Ha habido, también, situaciones intermedias, intentos de compromiso basados, normalmente, en la limitación del número de años en que se impartía la religión (de uno a tres cursos en toda la secundaria, según los planes) y en la consideración de sus contenidos como un tipo de enseñanza distinto de los demás componentes de los planes de estudios ("Hasta la misma denominación de asignatura es impropia e irreverente, tratándose de tan elevado principio de educación, que no de enseñanza", señalaba el conde de Romanotes en el preámbulo al decreto de reforma que promulgó en 1901). Con frecuencia este carácter singular se ha plasmado, también, en la consideración diferente de las calificaciones en religión (no contaba para el título). La limitación del valor académico no es, por tanto, un invento de la LOGSE (1990). Ésta fue la situación normal entre 1858 y 1861 y entre 1900 y 1930, incluso en el Plan Callejo (1926), durante la dictadura de Primo de Rivera. Y, desde luego, nunca se impuso una carga lectiva disuasoria a los alumnos que no elegían la asignatura hasta que un Gobierno de UCD, con Otero Novás como ministro de Educación, instauró en 1980 la Ética como alternativa a la Religión. Desde aquel momento la voluntariedad de la clase de Religión se convirtió en opción entre una u otra enseñanza. Se desvirtuaba con ello el carácter voluntario de la religión confesional y se creaba, de paso, un problema peculiar al sistema educativo, el de articular una asignatura "de relleno" en todos los cursos de la secundaria destinada a ocupar el tiempo de los que no quisieran religión confesional.

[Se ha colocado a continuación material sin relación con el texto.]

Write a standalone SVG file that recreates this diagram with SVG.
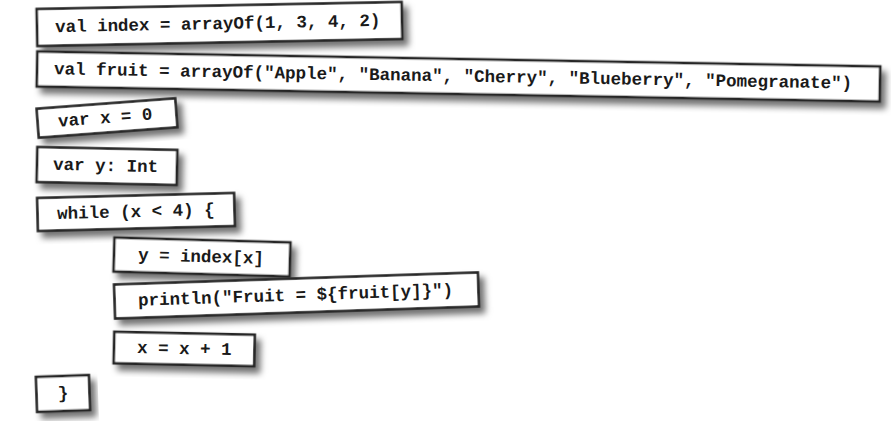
<svg xmlns="http://www.w3.org/2000/svg" width="891" height="421" viewBox="0 0 891 421">
  <defs>
    <filter id="shadow" x="-10%" y="-30%" width="125%" height="170%">
      <feDropShadow dx="5" dy="6" stdDeviation="3" flood-color="#000" flood-opacity="0.55"/>
    </filter>
  </defs>
  <style>
    .mag rect { fill: #fff; stroke: #262626; stroke-width: 2.6; filter: url(#shadow); }
    .mag text { font-family: "Liberation Mono", "Courier New", monospace; font-weight: bold; font-size: 17.5px; fill: #1a1a1a; white-space: pre; }
  </style>
  <rect width="891" height="421" fill="#fff"/>

  <g id="m-index" class="mag" transform="rotate(-1.1 219.5 24)">
    <rect x="37" y="5.5" width="365" height="37"/>
    <text x="55" y="29" xml:space="preserve">val index = arrayOf(1, 3, 4, 2)</text>
  </g>

  <g id="m-fruit" class="mag" transform="rotate(1.02 458.5 76.5)">
    <rect x="37" y="59" width="843" height="35"/>
    <text x="54" y="81.5" xml:space="preserve">val fruit = arrayOf("Apple", "Banana", "Cherry", "Blueberry", "Pomegranate")</text>
  </g>

  <g id="m-varx" class="mag" transform="rotate(-4.3 107 118)">
    <rect x="37.5" y="103.5" width="139" height="29"/>
    <text x="58" y="123" xml:space="preserve">var x = 0</text>
  </g>

  <g id="m-vary" class="mag" transform="rotate(1.2 107 166)">
    <rect x="37" y="148.5" width="140" height="35"/>
    <text x="53" y="171" xml:space="preserve">var y: Int</text>
  </g>

  <g id="m-while" class="mag" transform="rotate(-1.45 136 212)">
    <rect x="37.5" y="195.5" width="197" height="33"/>
    <text x="57" y="217" xml:space="preserve">while (x &lt; 4) {</text>
  </g>

  <g id="m-y" class="mag" transform="rotate(1.6 202 257)">
    <rect x="114" y="240" width="176" height="34"/>
    <text x="138" y="262" xml:space="preserve">y = index[x]</text>
  </g>

  <g id="m-println" class="mag" transform="rotate(-1.9 296.5 295.5)">
    <rect x="114.5" y="278.5" width="364" height="34"/>
    <text x="138" y="300.5" xml:space="preserve">println("Fruit = ${fruit[y]}")</text>
  </g>

  <g id="m-xinc" class="mag" transform="rotate(1.2 184 349)">
    <rect x="114" y="333.25" width="140.5" height="31.5"/>
    <text x="137" y="354" xml:space="preserve">x = x + 1</text>
  </g>

  <g id="m-close" class="mag" transform="rotate(-2 63 393.5)">
    <rect x="36.5" y="376" width="53" height="35"/>
    <text x="63" y="398.5" text-anchor="middle">}</text>
  </g>
</svg>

En la actual coyuntura de reforma educativa, al menos hasta el presente, hemos sido incapaces de llegar a un mínimo acuerdo en esta cuestión. Resulta paradójico que, precisamente ahora, cuando tenemos un Estado aconfesional y una Constitución consensuada entre la mayoría de partidos y cuando más necesario sería, por la afluencia masiva de alumnos de otras religiones, resulte imposible llegar a un compromiso entre los distintos sectores confesionales y laicos en torno a la enseñanza de la religión. En este punto, resulta esclarecedor comparar las posturas actuales de los agentes implicados -partidos, Gobierno, instituciones, movimientos sociales- con las políticas aplicadas en el pasado por las instituciones, grupos políticos y sociales homólogos o equivalentes. Ese sencillo ejercicio nos revela notables diferencias en la disposición a la renuncia y en las lecciones aprendidas por las partes. Y nos invita, también, a preguntarnos si no ha llegado ya el tiempo de abandonar posiciones numantinas, que se yerguen como un obstáculo insalvable a la concordia y al sosiego en un tema siempre susceptible de desatar los demonios interiores.

 

Patricio de Blas Zabaleta es catedrático de Historia del instituto de secundaria Calderón de la Barca (Madrid) y vicepresidente del Consejo Escolar del Estado.